_Work to be completed_
Copy from the first line below down to and including the line with "const lineBlue = '#4470a8'". Skip the pictures.

— BEGIN —

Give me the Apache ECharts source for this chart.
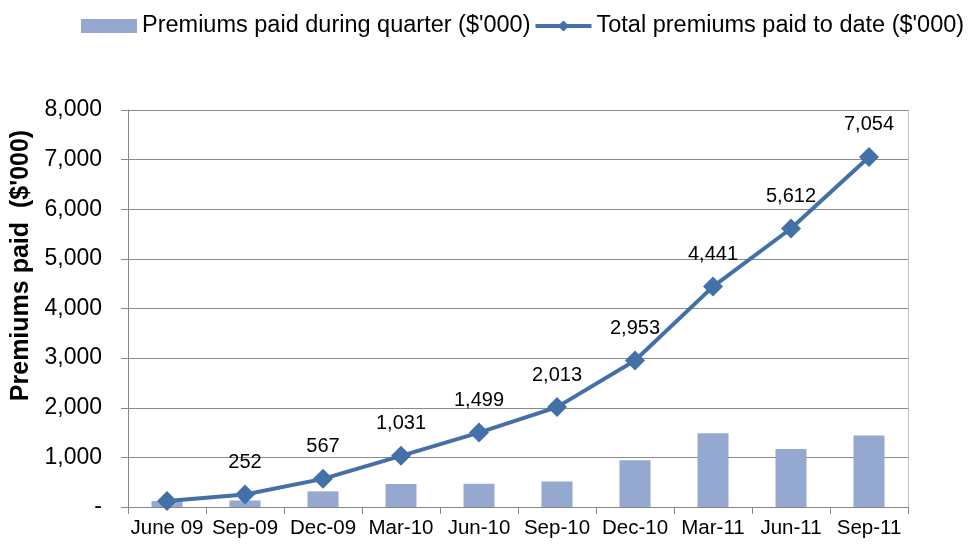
<!DOCTYPE html>
<html>
<head>
<meta charset="utf-8">
<script src="https://cdn.jsdelivr.net/npm/echarts@6/dist/echarts.min.js"></script>
<style>
  html, body { margin: 0; padding: 0; background: #fff; }
  #chart { width: 980px; height: 545px; }
</style>
</head>
<body>
<div id="chart"></div>
<script>
// quarters on the x axis
const quarters = ['June 09', 'Sep-09', 'Dec-09', 'Mar-10', 'Jun-10', 'Sep-10', 'Dec-10', 'Mar-11', 'Jun-11', 'Sep-11']
// premiums paid during each quarter ($'000)
const quarterly = [120, 132, 315, 464, 468, 514, 940, 1488, 1171, 1442]
// running total ($'000)
const cumulative = [120, 252, 567, 1031, 1499, 2013, 2953, 4441, 5612, 7054]
// label shown above each point, first one left blank
const showLabel = [false, true, true, true, true, true, true, true, true, true]

const font = 'Liberation Sans, Arial, sans-serif'
const axisGrey = '#868686'
const lineBlue = '#4470a8'

const chart = echarts.init(document.getElementById('chart'))
chart.setOption({
  animation: false,
  legend: {
    top: 9,
    left: 76,
    itemGap: 3,
    itemWidth: 56,
    itemHeight: 14,
    textStyle: { fontFamily: font, fontSize: 23.5, color: '#000' },
    data: [
      { name: "Premiums paid during quarter ($'000)", icon: 'rect' },
      { name: "Total premiums paid to date ($'000)", lineStyle: { width: 4, color: lineBlue } }
    ]
  },
  grid: { left: 128, right: 72, top: 110, bottom: 38, outerBoundsMode: 'none' },
  xAxis: {
    type: 'category',
    data: quarters,
    boundaryGap: true,
    axisLine: { lineStyle: { color: axisGrey, width: 1 } },
    axisTick: { show: true, length: 7, lineStyle: { color: axisGrey } },
    axisLabel: { fontFamily: font, fontSize: 20.5, color: '#000', margin: 11, interval: 0 },
    splitLine: { show: false }
  },
  yAxis: [
    {
      type: 'value',
      min: 0,
      max: 8000,
      interval: 1000,
      name: "Premiums paid  ($'000)",
      nameLocation: 'middle',
      nameGap: 92,
      nameTextStyle: {
        fontFamily: font, fontSize: 25, fontWeight: 'bold', color: '#000',
        padding: [0, 0, 0, 86] // pushes the title up the axis
      },
      axisLine: { show: true, lineStyle: { color: axisGrey } },
      axisTick: { show: true, length: 7, lineStyle: { color: axisGrey } },
      axisLabel: {
        fontFamily: font, fontSize: 23, color: '#000', margin: 26,
        formatter: v => v === 0 ? '-' : v.toLocaleString('en-US')
      },
      splitLine: { show: true, lineStyle: { color: '#8a8a8a', width: 1 } }
    },
    {
      // right-hand border of the plot area
      type: 'value',
      position: 'right',
      min: 0,
      max: 8000,
      interval: 1000,
      axisLine: { show: true, lineStyle: { color: '#c0c0c0' } },
      axisTick: { show: false },
      axisLabel: { show: false },
      splitLine: { show: false }
    }
  ],
  series: [
    {
      name: "Premiums paid during quarter ($'000)",
      type: 'bar',
      barWidth: 31,
      itemStyle: { color: '#95a9d0' },
      data: quarterly
    },
    {
      name: "Total premiums paid to date ($'000)",
      type: 'line',
      symbol: 'diamond',
      symbolSize: 20,
      lineStyle: { color: lineBlue, width: 4 },
      itemStyle: { color: lineBlue },
      data: cumulative.map((v, i) => ({
        value: v,
        label: {
          show: showLabel[i],
          position: 'top',
          distance: 12,
          fontFamily: font,
          fontSize: 20,
          color: '#000',
          formatter: p => p.value.toLocaleString('en-US')
        }
      }))
    }
  ]
})
</script>
</body>
</html>
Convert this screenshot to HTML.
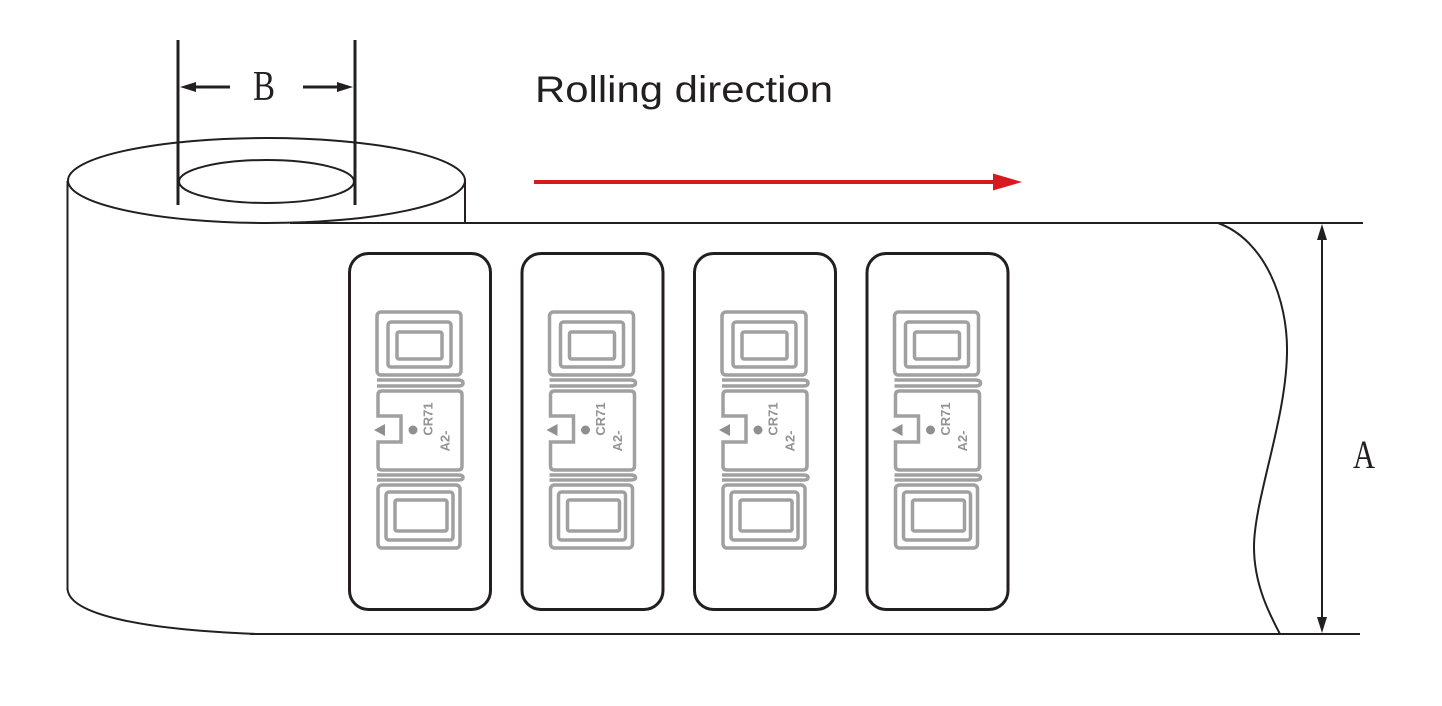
<!DOCTYPE html>
<html><head><meta charset="utf-8"><style>
html,body{margin:0;padding:0;background:#fff;}
svg{display:block;}
</style></head><body>
<svg width="1442" height="706" viewBox="0 0 1442 706" xmlns="http://www.w3.org/2000/svg">
<rect width="1442" height="706" fill="#fff"/>

<!-- Roll -->
<g fill="none" stroke="#231f20" stroke-width="2">
  <ellipse cx="266.5" cy="180.5" rx="198.5" ry="42.5"/>
  <ellipse cx="266.5" cy="181.5" rx="87.5" ry="21.5"/>
  <line x1="67.5" y1="181" x2="67.5" y2="590"/>
  <line x1="465" y1="181" x2="465" y2="223"/>
  <line x1="290" y1="223" x2="1363" y2="223"/>
  <line x1="250" y1="634" x2="1360" y2="634"/>
  <path d="M67.5,588 C67.5,616 150,630 258,634"/>
  <path d="M1218,223 C1265,240 1288,300 1287,353 C1286,420 1254,500 1254,547 C1254,585 1270,615 1280,634"/>
</g>

<!-- B dimension -->
<g stroke="#231f20" stroke-width="3">
  <line x1="178" y1="40" x2="178" y2="205"/>
  <line x1="355" y1="40" x2="355" y2="205"/>
  <line x1="194" y1="87" x2="230" y2="87"/>
  <line x1="303" y1="87" x2="339" y2="87"/>
</g>
<polygon points="180,87 196,82 196,92" fill="#231f20"/>
<polygon points="353,87 337,82 337,92" fill="#231f20"/>
<text x="253" y="100" font-family="Liberation Serif, serif" font-size="42" fill="#231f20" textLength="22" lengthAdjust="spacingAndGlyphs">B</text>

<!-- A dimension -->
<line x1="1322" y1="236" x2="1322" y2="621" stroke="#231f20" stroke-width="2"/>
<polygon points="1322,224 1317,240 1327,240" fill="#231f20"/>
<polygon points="1322,633 1317,617 1327,617" fill="#231f20"/>
<text x="1353" y="468" font-family="Liberation Serif, serif" font-size="40" fill="#231f20" textLength="22" lengthAdjust="spacingAndGlyphs">A</text>

<!-- Rolling direction -->
<text x="535" y="102" font-family="Liberation Sans, sans-serif" font-size="37" fill="#231f20" textLength="298" lengthAdjust="spacingAndGlyphs">Rolling direction</text>
<line x1="534" y1="182" x2="996" y2="182" stroke="#d71920" stroke-width="4"/>
<polygon points="993,173.5 1022,182 993,190.5" fill="#d71920"/>

<!-- Card 1 -->
<g>
  <rect x="349.5" y="253.5" width="141" height="356" rx="19" ry="19" fill="none" stroke="#231f20" stroke-width="3"/>
  <g fill="none" stroke="#a0a0a0" stroke-width="3.5">
    <rect x="377" y="312" width="84" height="63" rx="4"/>
    <rect x="388" y="322" width="63" height="45" rx="3"/>
    <rect x="397" y="332" width="45" height="27" rx="2"/>
    <path d="M377,380 H458 Q463,380 463,383 Q463,386 458,386 H377"/>
    <path d="M382,391 H458 Q462,391 462,395 V466 Q462,470 458,470 H382 Q378,470 378,466 V442 H401 V416 H378 V395 Q378,391 382,391 Z"/>
    <path d="M377,475 H458 Q463,475 463,477.5 Q463,480 458,480 H377"/>
    <rect x="378" y="485" width="82" height="63" rx="4"/>
    <rect x="386" y="492" width="67" height="48" rx="3"/>
    <rect x="395" y="500" width="52" height="31" rx="2"/>
  </g>
  <polygon points="374,430 385,424 385,436" fill="#8f8f8f"/>
  <circle cx="413" cy="430" r="4.5" fill="#8f8f8f"/>
  <text transform="translate(428,419) rotate(-90)" text-anchor="middle" dominant-baseline="central" font-family="Liberation Sans, sans-serif" font-weight="bold" font-size="13" fill="#939393">CR71</text>
  <text transform="translate(445,441) rotate(-90)" text-anchor="middle" dominant-baseline="central" font-family="Liberation Sans, sans-serif" font-weight="bold" font-size="13" fill="#939393">A2-</text>
</g>

<!-- Card 2 -->
<g transform="translate(172.5,0)">
  <rect x="349.5" y="253.5" width="141" height="356" rx="19" ry="19" fill="none" stroke="#231f20" stroke-width="3"/>
  <g fill="none" stroke="#a0a0a0" stroke-width="3.5">
    <rect x="377" y="312" width="84" height="63" rx="4"/>
    <rect x="388" y="322" width="63" height="45" rx="3"/>
    <rect x="397" y="332" width="45" height="27" rx="2"/>
    <path d="M377,380 H458 Q463,380 463,383 Q463,386 458,386 H377"/>
    <path d="M382,391 H458 Q462,391 462,395 V466 Q462,470 458,470 H382 Q378,470 378,466 V442 H401 V416 H378 V395 Q378,391 382,391 Z"/>
    <path d="M377,475 H458 Q463,475 463,477.5 Q463,480 458,480 H377"/>
    <rect x="378" y="485" width="82" height="63" rx="4"/>
    <rect x="386" y="492" width="67" height="48" rx="3"/>
    <rect x="395" y="500" width="52" height="31" rx="2"/>
  </g>
  <polygon points="374,430 385,424 385,436" fill="#8f8f8f"/>
  <circle cx="413" cy="430" r="4.5" fill="#8f8f8f"/>
  <text transform="translate(428,419) rotate(-90)" text-anchor="middle" dominant-baseline="central" font-family="Liberation Sans, sans-serif" font-weight="bold" font-size="13" fill="#939393">CR71</text>
  <text transform="translate(445,441) rotate(-90)" text-anchor="middle" dominant-baseline="central" font-family="Liberation Sans, sans-serif" font-weight="bold" font-size="13" fill="#939393">A2-</text>
</g>

<!-- Card 3 -->
<g transform="translate(345,0)">
  <rect x="349.5" y="253.5" width="141" height="356" rx="19" ry="19" fill="none" stroke="#231f20" stroke-width="3"/>
  <g fill="none" stroke="#a0a0a0" stroke-width="3.5">
    <rect x="377" y="312" width="84" height="63" rx="4"/>
    <rect x="388" y="322" width="63" height="45" rx="3"/>
    <rect x="397" y="332" width="45" height="27" rx="2"/>
    <path d="M377,380 H458 Q463,380 463,383 Q463,386 458,386 H377"/>
    <path d="M382,391 H458 Q462,391 462,395 V466 Q462,470 458,470 H382 Q378,470 378,466 V442 H401 V416 H378 V395 Q378,391 382,391 Z"/>
    <path d="M377,475 H458 Q463,475 463,477.5 Q463,480 458,480 H377"/>
    <rect x="378" y="485" width="82" height="63" rx="4"/>
    <rect x="386" y="492" width="67" height="48" rx="3"/>
    <rect x="395" y="500" width="52" height="31" rx="2"/>
  </g>
  <polygon points="374,430 385,424 385,436" fill="#8f8f8f"/>
  <circle cx="413" cy="430" r="4.5" fill="#8f8f8f"/>
  <text transform="translate(428,419) rotate(-90)" text-anchor="middle" dominant-baseline="central" font-family="Liberation Sans, sans-serif" font-weight="bold" font-size="13" fill="#939393">CR71</text>
  <text transform="translate(445,441) rotate(-90)" text-anchor="middle" dominant-baseline="central" font-family="Liberation Sans, sans-serif" font-weight="bold" font-size="13" fill="#939393">A2-</text>
</g>

<!-- Card 4 -->
<g transform="translate(517.5,0)">
  <rect x="349.5" y="253.5" width="141" height="356" rx="19" ry="19" fill="none" stroke="#231f20" stroke-width="3"/>
  <g fill="none" stroke="#a0a0a0" stroke-width="3.5">
    <rect x="377" y="312" width="84" height="63" rx="4"/>
    <rect x="388" y="322" width="63" height="45" rx="3"/>
    <rect x="397" y="332" width="45" height="27" rx="2"/>
    <path d="M377,380 H458 Q463,380 463,383 Q463,386 458,386 H377"/>
    <path d="M382,391 H458 Q462,391 462,395 V466 Q462,470 458,470 H382 Q378,470 378,466 V442 H401 V416 H378 V395 Q378,391 382,391 Z"/>
    <path d="M377,475 H458 Q463,475 463,477.5 Q463,480 458,480 H377"/>
    <rect x="378" y="485" width="82" height="63" rx="4"/>
    <rect x="386" y="492" width="67" height="48" rx="3"/>
    <rect x="395" y="500" width="52" height="31" rx="2"/>
  </g>
  <polygon points="374,430 385,424 385,436" fill="#8f8f8f"/>
  <circle cx="413" cy="430" r="4.5" fill="#8f8f8f"/>
  <text transform="translate(428,419) rotate(-90)" text-anchor="middle" dominant-baseline="central" font-family="Liberation Sans, sans-serif" font-weight="bold" font-size="13" fill="#939393">CR71</text>
  <text transform="translate(445,441) rotate(-90)" text-anchor="middle" dominant-baseline="central" font-family="Liberation Sans, sans-serif" font-weight="bold" font-size="13" fill="#939393">A2-</text>
</g>
</svg>
</body></html>
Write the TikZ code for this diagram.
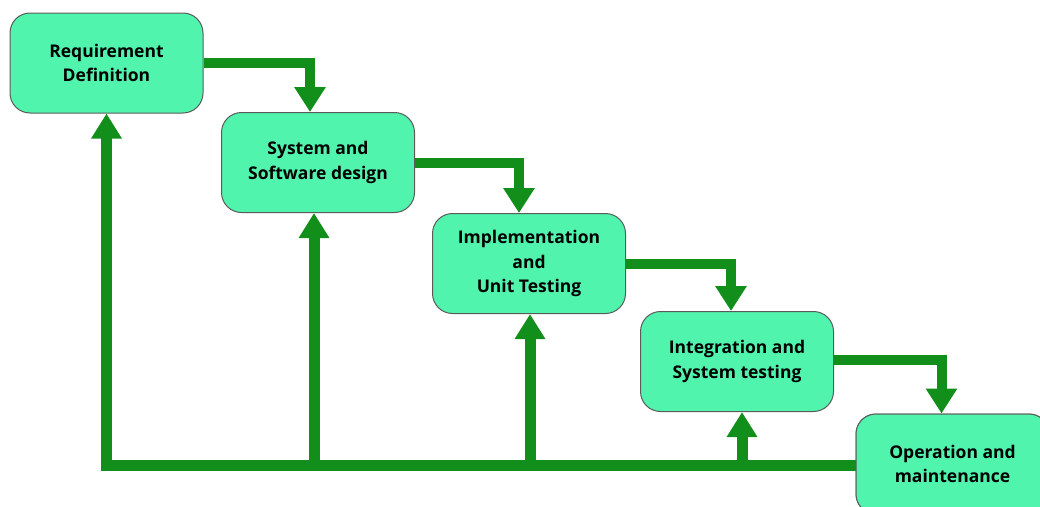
\documentclass[tikz,border=0pt]{standalone}
\usepackage{fontspec}
\setmainfont{Open Sans}
\usetikzlibrary{arrows.meta}
\definecolor{boxfill}{HTML}{50F4AD}
\definecolor{boxline}{HTML}{5A5A5A}
\definecolor{flowgreen}{HTML}{128F1A}
\tikzset{
  phase/.style={draw=boxline, line width=1pt, fill=boxfill, rounded corners=20pt,
    minimum width=193pt, minimum height=100pt, align=center, inner sep=0pt,
    font=\fontsize{17.5}{24.5}\selectfont\bfseries},
  flow/.style={draw=flowgreen, line width=10pt,
    -{Triangle[width=30pt,length=25pt]}, color=flowgreen},
  back/.style={draw=flowgreen, line width=11pt, color=flowgreen, line join=miter},
  backup/.style={back, -{Triangle[width=29pt,length=25pt]}}
}
\begin{document}
\begin{tikzpicture}[x=1pt,y=-1pt]
  \useasboundingbox (0,0) rectangle (1040,506);
  \clip (0,0) rectangle (1040,506);

  % feedback bus along the bottom
  \coordinate (corner) at (106.5,465);
  % the five phases
  \node[phase] (b1) at (106.5,63)  {Requirement\\Definition};
  \node[phase] (b2) at (318,162.5) {System and\\Software design};
  \node[phase] (b3) at (529,263.5) {Implementation\\and\\Unit Testing};
  \node[phase] (b4) at (737,361.5) {Integration and\\System testing};
  \node[phase] (b5) at (952.5,464) {Operation and\\maintenance};

  % forward flow between phases
  \draw[flow] (b1.east) -| ([xshift=-8pt]b2.north);
  \draw[flow] (b2.east) -| ([xshift=-10pt]b3.north);
  \draw[flow] (b3.east) -| ([xshift=-6pt]b4.north);
  \draw[flow] ([yshift=1.5pt]b4.east) -| ([xshift=-11pt]b5.north);

  % feedback to earlier phases
  \draw[backup] (b5.west |- corner) -- (corner) -- (b1.south);
  \draw[backup] ([xshift=-4pt]b2.south |- corner) -- ([xshift=-4pt]b2.south);
  \draw[backup] ([xshift=1pt]b3.south |- corner) -- ([xshift=1pt]b3.south);
  \draw[backup] ([xshift=5pt]b4.south |- corner) -- ([xshift=5pt]b4.south);

  % the last phase sits above the bus
  \node[phase] at (b5) {Operation and\\maintenance};
\end{tikzpicture}
\end{document}
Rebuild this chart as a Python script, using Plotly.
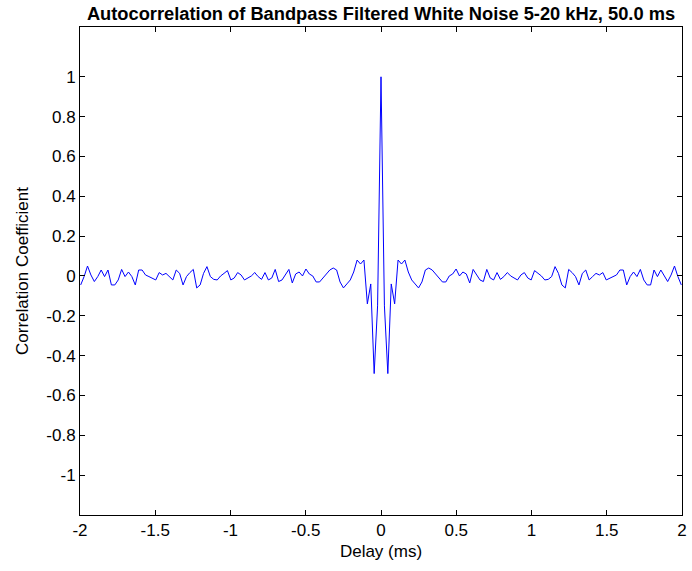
import numpy as np
import plotly.graph_objects as go

# Sample rate of the noise (kHz) -> delay step of one sample in ms
fs_khz = 44.1

# Autocorrelation values for non-negative lags k = 0..88 (symmetric about 0)
corr_center = [1.00, -0.15, -0.49, -0.04, -0.14, 0.08, 0.06, 0.08, 0.02, -0.02,
               -0.04, -0.06, -0.03, 0.03, 0.04, 0.03, 0.01]
corr_mid = [-0.01, -0.03, -0.03, 0.00, 0.01, 0.035, 0.00, 0.02, 0.01, -0.035,
            0.033, 0.005, -0.02, -0.028, 0.033, -0.01, -0.02, 0.017, -0.017, -0.003,
            0.017, 0.00, -0.012, -0.02, 0.005, 0.017, -0.01, -0.02, 0.027, 0.013,
            0.00, -0.02, -0.017, -0.003, 0.047, 0.013]
corr_tail = [-0.045, -0.06, 0.033, 0.017, -0.003, -0.045, 0.013, 0.03, -0.02, -0.003,
             0.013, 0.005, 0.017, -0.02, -0.012, -0.003, 0.005, 0.03, 0.03, -0.045,
             -0.003, 0.02, -0.003, 0.033, -0.02, -0.045, -0.045, 0.03, -0.003, 0.03,
             -0.003, -0.028, 0.005, 0.05, -0.003, -0.045]

x_tick_vals = [-2, -1.5, -1, -0.5, 0, 0.5, 1, 1.5, 2]
x_tick_text = ["-2", "-1.5", "-1", "-0.5", "0", "0.5", "1", "1.5", "2"]
y_tick_vals = [-1, -0.8, -0.6, -0.4, -0.2, 0, 0.2, 0.4, 0.6, 0.8, 1]
y_tick_text = ["-1", "-0.8", "-0.6", "-0.4", "-0.2", "0", "0.2", "0.4", "0.6", "0.8", "1"]

title_text = "Autocorrelation of Bandpass Filtered White Noise 5-20 kHz, 50.0 ms"
x_label = "Delay (ms)"
y_label = "Correlation Coefficient"

half = np.array(corr_center + corr_mid + corr_tail)
n = len(half) - 1
corr = np.concatenate([half[:0:-1], half])
lags = np.arange(-n, n + 1)
delay_ms = lags / fs_khz

font_family = "Liberation Sans Narrow, Arial Narrow, Liberation Sans, Arial, sans-serif"

fig = go.Figure()
fig.add_trace(go.Scatter(x=delay_ms, y=corr, mode="lines",
                         line=dict(color="rgb(0,0,255)", width=1),
                         hoverinfo="skip"))

axis_common = dict(showgrid=False, zeroline=False, showline=True, linecolor="black",
                   linewidth=1, mirror="ticks", ticks="inside", ticklen=5,
                   tickcolor="black", tickwidth=1,
                   tickfont=dict(family=font_family, size=17, color="black"))

fig.update_layout(
    width=692, height=571,
    margin=dict(l=80, r=5, t=27, b=56),
    paper_bgcolor="white", plot_bgcolor="white",
    showlegend=False,
    title=dict(text="<b>" + title_text + "</b>", x=0.5, xref="paper",
               xanchor="center", y=1 - 14 / 571, yref="container", yanchor="middle",
               font=dict(family=font_family, size=18.3, color="black")),
    xaxis=dict(range=[-2, 2], tickvals=x_tick_vals, ticktext=x_tick_text,
               title=dict(text=x_label, standoff=5,
                          font=dict(family=font_family, size=17, color="black")),
               **axis_common),
    yaxis=dict(range=[-1.2, 1.25], tickvals=y_tick_vals, ticktext=y_tick_text,
               title=dict(text=y_label, standoff=13,
                          font=dict(family=font_family, size=17, color="black")),
               **axis_common),
)

fig.write_html("out.html", config={"displayModeBar": False})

— END —

_Answer in full_
Give me the Apache ECharts source for this chart.
<!DOCTYPE html>
<html>
<head>
<meta charset="utf-8">
<script src="https://cdn.jsdelivr.net/npm/echarts@6/dist/echarts.min.js"></script>
<style>
  html, body { margin: 0; padding: 0; background: #fff; }
  #chart { width: 980px; height: 545px; }
</style>
</head>
<body>
<div id="chart"></div>
<script>
// quarters on the x axis
const quarters = ['June 09', 'Sep-09', 'Dec-09', 'Mar-10', 'Jun-10', 'Sep-10', 'Dec-10', 'Mar-11', 'Jun-11', 'Sep-11']
// premiums paid during each quarter ($'000)
const quarterly = [120, 132, 315, 464, 468, 514, 940, 1488, 1171, 1442]
// running total ($'000)
const cumulative = [120, 252, 567, 1031, 1499, 2013, 2953, 4441, 5612, 7054]
// label shown above each point, first one left blank
const showLabel = [false, true, true, true, true, true, true, true, true, true]

const font = 'Liberation Sans, Arial, sans-serif'
const axisGrey = '#868686'
const lineBlue = '#4470a8'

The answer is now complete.